WEDNESDAY, Dec. 5, 2018 (HealthDay News) — Machine learning models incorporated into electronic health records (EHRs) may predict the risk for emergency hospital admissions, according to a study published online Nov. 20 in PLOS Medicine.
Fatemeh Rahimian, Ph.D., from the University of Oxford in the United Kingdom, and colleagues used longitudinal data from linked EHRs of 4.6 million patients aged 18 to 100 years from 389 practices across England between 1985 and 2015 to develop a machine learning model capable of predicting the first emergency admission within 24 months. The model included 56 variables, including patient demographics, lifestyle factors, laboratory tests, currently prescribed medications, selected morbidities, previous emergency admissions, marital status, and prior general practice visits.

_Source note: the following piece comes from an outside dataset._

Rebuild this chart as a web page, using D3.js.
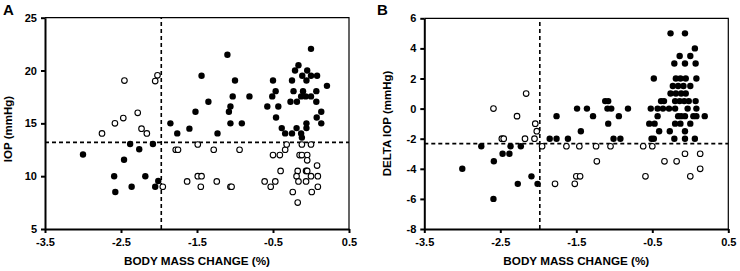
<!DOCTYPE html>
<html><head><meta charset="utf-8">
<script src="https://cdn.jsdelivr.net/npm/d3@7"></script>
<style>html,body{margin:0;padding:0;background:#fff;}svg{display:block;font-family:"Liberation Sans",Arial,sans-serif;}</style>
</head><body>
<script>
// ---------- Data ----------
const xTicks = [-3.5, -2.5, -1.5, -0.5, 0.5];
const yTicksA = [5, 10, 15, 20, 25];
const yTicksB = [-8, -6, -4, -2, 0, 2, 4, 6];
const refA = {x: -1.97, y: 13.2};
const refB = {x: -1.98, y: -2.33};

// Panel A: [body mass change %, IOP mmHg]
const aFilled = [
 [-3.0,12.05],[-2.46,11.55],[-2.38,13.05],[-2.08,13.05],[-2.26,12.55],[-2.59,10.0],[-2.18,10.0],[-2.01,9.55],[-2.05,9.0],[-2.36,9.0],[-2.575,8.5],
 [-1.85,15.0],[-1.60,14.5],[-1.76,14.05],[-1.52,16.1],[-1.44,19.5],[-1.10,21.5],[-1.35,17.05],[-1.00,19.05],[-1.03,17.55],[-0.81,17.55],[-1.06,16.6],[-1.08,16.1],[-1.06,15.0],[-0.91,15.0],[-1.23,14.05],
 [0.0,22.05],[-0.5,19.05],[-0.465,18.05],[-0.51,17.55],[-0.575,16.6],[-0.43,16.6],[-0.46,15.55],[-0.385,14.55],[-0.34,14.05],[-0.25,14.05],[-0.19,14.55],[-0.13,14.05],[-0.12,13.65],[-0.06,14.55],[-0.06,15.0],
 [-0.25,19.05],[-0.21,20.0],[-0.165,20.5],[-0.115,19.5],[-0.05,20.0],[0.0,19.5],[0.08,19.5],[-0.06,19.05],[-0.23,18.05],[-0.105,18.05],[-0.13,17.55],[-0.07,17.55],[0.0,17.55],[-0.27,17.05],[-0.185,17.05],[0.07,18.05],[0.07,17.05],[0.21,18.55],[0.135,16.1],[0.075,15.55],[0.135,15.0]
];
const aOpen = [
 [-2.455,19.05],[-2.02,19.55],[-2.05,19.0],[-2.28,16.0],[-2.47,15.5],[-2.58,15.0],[-2.75,14.05],[-2.23,14.5],[-2.16,14.05],[-1.78,12.5],[-1.75,12.5],[-1.95,9.0],[-1.63,9.5],
 [-1.49,13.0],[-1.28,12.5],[-0.94,12.5],[-1.49,10.0],[-1.44,10.0],[-1.45,9.0],[-1.24,9.5],[-1.06,9.0],[-1.045,9.0],
 [-0.61,9.5],[-0.53,9.0],[-0.47,9.5],[-0.40,10.5],[-0.50,12.0],[-0.41,12.0],[-0.34,12.5],[-0.32,13.0],[-0.12,13.0],[0.0,13.0],[-0.15,12.0],[-0.12,12.0],[-0.05,12.0],[-0.05,11.5],
 [-0.175,10.5],[-0.065,10.5],[-0.05,10.5],[0.08,11.0],[-0.19,10.0],[0.0,10.0],[0.09,10.0],[-0.165,9.5],[-0.065,9.5],[0.09,9.0],[-0.24,8.5],[0.01,8.5],[-0.175,7.5]
];

// Panel B: [body mass change %, delta IOP mmHg]
const bFilled = [
 [-3.0,-4.0],[-2.75,-2.5],[-2.365,-2.5],[-2.23,-2.5],[-2.47,-3.0],[-2.38,-3.0],[-2.585,-3.5],[-2.09,-4.5],[-2.27,-5.0],[-2.01,-5.0],[-2.59,-6.0],
 [-1.85,-2.0],[-1.76,-2.0],[-1.61,-2.0],[-1.76,-0.5],[-1.49,0.0],[-1.36,0.0],[-1.28,-0.5],[-1.44,-1.5],[-1.12,0.5],[-1.08,0.5],[-1.09,0.0],[-1.04,0.0],[-1.08,-1.0],[-0.94,-0.5],[-0.82,0.0],[-1.01,-2.0],[-0.92,-2.0],
 [-0.48,2.0],[-0.26,5.0],[-0.07,5.0],[0.06,4.0],[-0.14,3.5],[0.0,3.5],[-0.21,3.0],[-0.07,3.0],[0.07,3.0],
 [-0.19,2.0],[-0.13,2.0],[-0.06,2.0],[0.08,2.0],
 [-0.23,1.5],[-0.16,1.5],[-0.09,1.5],[0.0,1.5],
 [-0.26,1.0],[-0.19,1.0],[-0.12,1.0],[-0.06,1.0],
 [-0.385,0.5],[-0.346,0.5],[-0.2,0.5],[-0.14,0.5],[-0.08,0.5],[-0.02,0.5],[0.07,0.5],
 [-0.52,0.0],[-0.43,0.0],[-0.36,0.0],[-0.28,0.0],[-0.2,0.0],[-0.035,0.0],[0.08,0.0],
 [-0.43,-0.5],[-0.16,-0.5],[-0.12,-0.5],[-0.07,-0.5],[0.04,-0.5],[0.08,-0.5],[0.19,-0.5],
 [-0.54,-1.0],[-0.47,-1.0],[-0.2,-1.0],[-0.13,-1.0],[0.0,-1.0],
 [-0.41,-1.5],[-0.27,-1.5],[-0.07,-1.5],
 [-0.51,-2.0],[-0.48,-2.0],[-0.21,-2.0],[-0.07,-2.0],[0.06,-2.0]
];
const bOpen = [
 [-2.16,1.0],[-2.59,0.0],[-2.28,-0.5],[-2.04,-1.0],[-2.02,-1.5],[-2.48,-2.0],[-2.455,-2.0],[-2.175,-2.0],[-2.05,-2.0],[-1.95,-2.5],
 [-1.63,-2.5],[-1.46,-2.5],[-1.24,-2.5],[-1.05,-2.5],[-0.62,-2.5],[-0.50,-2.5],[-1.78,-5.0],[-1.52,-5.0],[-1.50,-4.5],[-1.45,-4.5],[-1.23,-3.5],
 [-0.34,-3.5],[-0.18,-3.5],[-0.07,-3.0],[0.13,-3.0],[0.13,-4.0],[0.0,-4.5],[-0.59,-4.5]
];

// ---------- Drawing ----------
const W = 740, H = 271;
const svg = d3.select("body").append("svg").attr("width", W).attr("height", H);
const fmtX = d => d.toFixed(1);

function panel(o) {
  const x = d3.scaleLinear().domain([-3.5, 0.5]).range([o.left, o.right]);
  const y = d3.scaleLinear().domain(o.yDomain).range([o.bottom, o.top]);
  const g = svg.append("g");

  g.append("path")
    .attr("d", `M${o.left},${o.top}H${o.right}V${o.bottom}`)
    .attr("fill", "none").attr("stroke", "#000").attr("stroke-width", 1.2);

  g.append("line").attr("x1", o.left).attr("x2", o.right).attr("y1", y(o.ref.y)).attr("y2", y(o.ref.y))
    .attr("stroke", "#000").attr("stroke-width", 1.6).attr("stroke-dasharray", "4,3");
  g.append("line").attr("x1", x(o.ref.x)).attr("x2", x(o.ref.x)).attr("y1", o.bottom).attr("y2", o.top)
    .attr("stroke", "#000").attr("stroke-width", 1.6).attr("stroke-dasharray", "4,3");

  const ax = g.append("g").attr("transform", `translate(0,${o.bottom})`)
    .call(d3.axisBottom(x).tickValues(xTicks).tickFormat(fmtX).tickSize(4).tickSizeOuter(0));
  const ay = g.append("g").attr("transform", `translate(${o.left},0)`)
    .call(d3.axisLeft(y).tickValues(o.yTicks).tickFormat(d => String(d)).tickSize(4).tickSizeOuter(0));
  [ax, ay].forEach(a => {
    a.select(".domain").attr("stroke", "#000").attr("stroke-width", 2);
    a.selectAll(".tick line").attr("stroke", "#000").attr("stroke-width", 2);
    a.selectAll(".tick text").attr("fill", "#000").attr("font-size", 11).attr("font-weight", "bold")
      .attr("font-family", "'Liberation Sans', Arial, sans-serif");
  });
  ax.selectAll(".tick text").attr("dy", "0.9em");
  ay.selectAll(".tick text").attr("dx", "-1");

  g.append("g").selectAll("circle").data(o.filled).join("circle")
    .attr("cx", d => x(d[0])).attr("cy", d => y(d[1])).attr("r", 3.2).attr("fill", "#000");
  g.append("g").selectAll("circle").data(o.open).join("circle")
    .attr("cx", d => x(d[0])).attr("cy", d => y(d[1])).attr("r", 2.8)
    .attr("fill", "#fff").attr("stroke", "#000").attr("stroke-width", 1.1);

  g.append("text").attr("x", (o.left + o.right) / 2).attr("y", 265).attr("text-anchor", "middle")
    .attr("font-size", 11.7).attr("font-weight", "bold").text("BODY MASS CHANGE (%)");
  g.append("text").attr("transform", `translate(${o.ytx},${o.yty}) rotate(-90)`).attr("text-anchor", "middle")
    .attr("font-size", 11.5).attr("font-weight", "bold").text(o.ylabel);
  g.append("text").attr("x", o.lx).attr("y", 15).attr("font-size", 15).attr("font-weight", "bold").text(o.letter);
}

panel({left: 45, right: 349, top: 17.7, bottom: 229, yDomain: [5, 25], yTicks: yTicksA,
  ref: refA, filled: aFilled, open: aOpen, ylabel: "IOP (mmHg)", ytx: 11.5, yty: 129, letter: "A", lx: 3});
panel({left: 424.3, right: 728.3, top: 18.3, bottom: 229, yDomain: [-8, 6], yTicks: yTicksB,
  ref: refB, filled: bFilled, open: bOpen, ylabel: "DELTA IOP (mmHg)", ytx: 390.5, yty: 123.5, letter: "B", lx: 377});
</script>
</body></html>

The researchers found that compared with the baseline reference Cox proportional hazards model, the final gradient boosting classifier (GBC) model showed a 10.8 percent higher area under the receiver operating characteristic curve (0.848 compared to 0.74) for prediction of risk for emergency admission within 24 months. Across the risk spectrum, GBC showed the best calibration. The addition of temporal information resulted in substantially improved discrimination and calibration for predicting the risk for emergency admission.
“These findings support the potential of incorporating machine learning models into electronic health records to inform care and service planning,” the authors write.